Bombardata anche con cluster bombs, la gente fuggiva e quando arrivava ai posti di blocco dove stavamo con i convogli armati, le indicazioni che ci dava l'intelligence era di colpire quelli che potevano presumibilmente appartenere a "gruppi terroristici".
- Patricia Lombroso: E voi cosa facevate?
- Jimmy Massey: Finivamo per massacrare civili innocenti - uomini, donne e bambini. Quando col nostro plotone abbiamo preso il controllo di una stazione radio non facevamo che inviare messaggi propagandistici diretti alla popolazione, invitandola a continuare la sua routine quotidiana, a tenere aperte le scuole. Noi sapevamo invece che gli ordini da eseguire erano di search and destroy, irruzioni armate nelle scuole, negli ospedali, dove potevano nascondersi i "terroristi". Erano in realta' trappole tese dalla nostra intelligence, ma noi non dovevamo tener conto delle vite dei civili che avremmo ucciso durante queste missioni.
- Patricia Lombroso: Lei ammette che durante la sua missione ha compiuto esecuzioni di civili innocenti?
- Jimmy Massey: Si'. Anche il mio plotone ha aperto il fuoco contro civili, anch'io ho ucciso innocenti. Sono anch'io un killer.
- Patricia Lombroso: Come ha reagito, dopo queste operazioni, pensando agli innocenti che aveva ucciso?
- Jimmy Massey: Per un po' sono andato avanti negando a me stesso la realta' - cioe' che ero un killer e non un soldato che sa distinguere il giusto dallo sbagliato - poi un giorno, svegliandomi al mattino mi e' venuto in mente un giovane, miracolosamente scampato al massacro dei passeggeri della sua auto, che urlando mi chiedeva: "Ma perche' hai ucciso mio fratello?". Divenne un'ossessione. Persi il controllo del mio equilibrio psichico. Ero incapace di muovermi e parlare, restavo con lo sguardo atterrito, fisso al muro.
- Patricia Lombroso: Che provvedimenti hanno preso i suoi superiori?
- Jimmy Massey: Per tre settimane, in Iraq, sono stato imbottito di antidepressivi, farmaci psicotropi. E' il loro pronto intervento per questi casi di "stress traumatico", quando i soldati cadono in preda a questo rifiuto di uccidere.
- Patricia Lombroso: Il vostro addestramento, negli Usa, non vi rende l'unita' piu' violenta ed aggressiva utilizzata dal Pentagono?
- Jimmy Massey: Si'. Nel programma denominato boot camp ognuno di noi viene sottoposto a tecniche di "disumanizzazione" e di "desensibilizzazione alla violenza". Ma a me non hanno mai detto che questo voleva dire uccidere civili innocenti.

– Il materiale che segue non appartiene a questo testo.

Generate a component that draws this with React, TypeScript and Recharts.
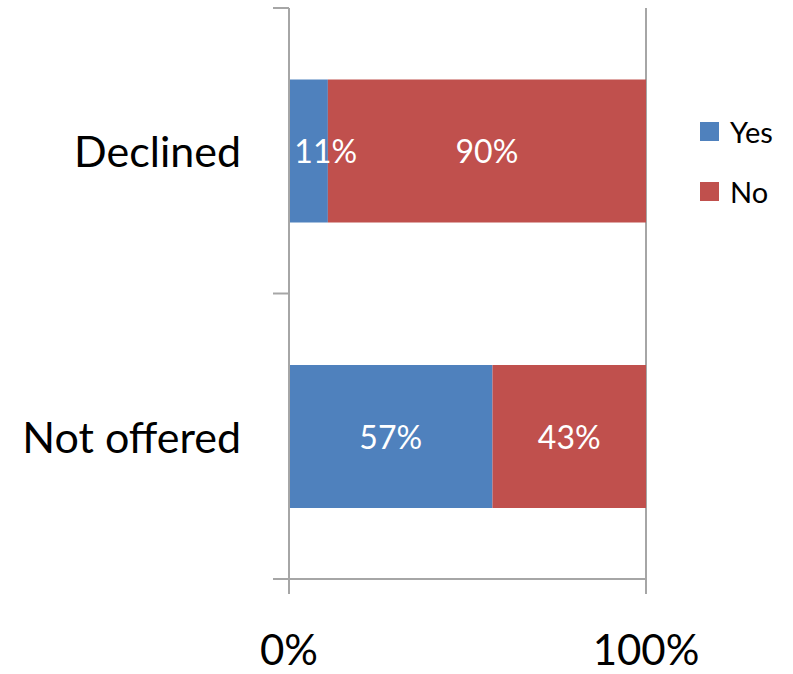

- Patricia Lombroso: Tre settimane immobilizzato da antidepressivi in Iraq. E poi?
- Jimmy Massey: Non sapendo piu' cosa fare mi hanno fatto rientrare. Ora sono disabile, dimesso dall'esercito con honorable discharge.
- Patricia Lombroso: Altri sono nelle sue condizioni?
- Jimmy Massey: Molti. E sono ancora al fronte. Li imbottiscono di antidepressivi e poi li rispediscono a combattere. E' un problema che ha assunto dimensioni preoccupanti, ma non se ne deve parlare negli ambienti militari. Nel 2004, 31 marines si sono tolti la vita, 85 hanno tentato il suicidio. La maggioranza di coloro che hanno preferito togliersi la vita piuttosto che continuare ad uccidere e' sotto i 25 anni, il 16 per cento non ha piu' di 20 anni.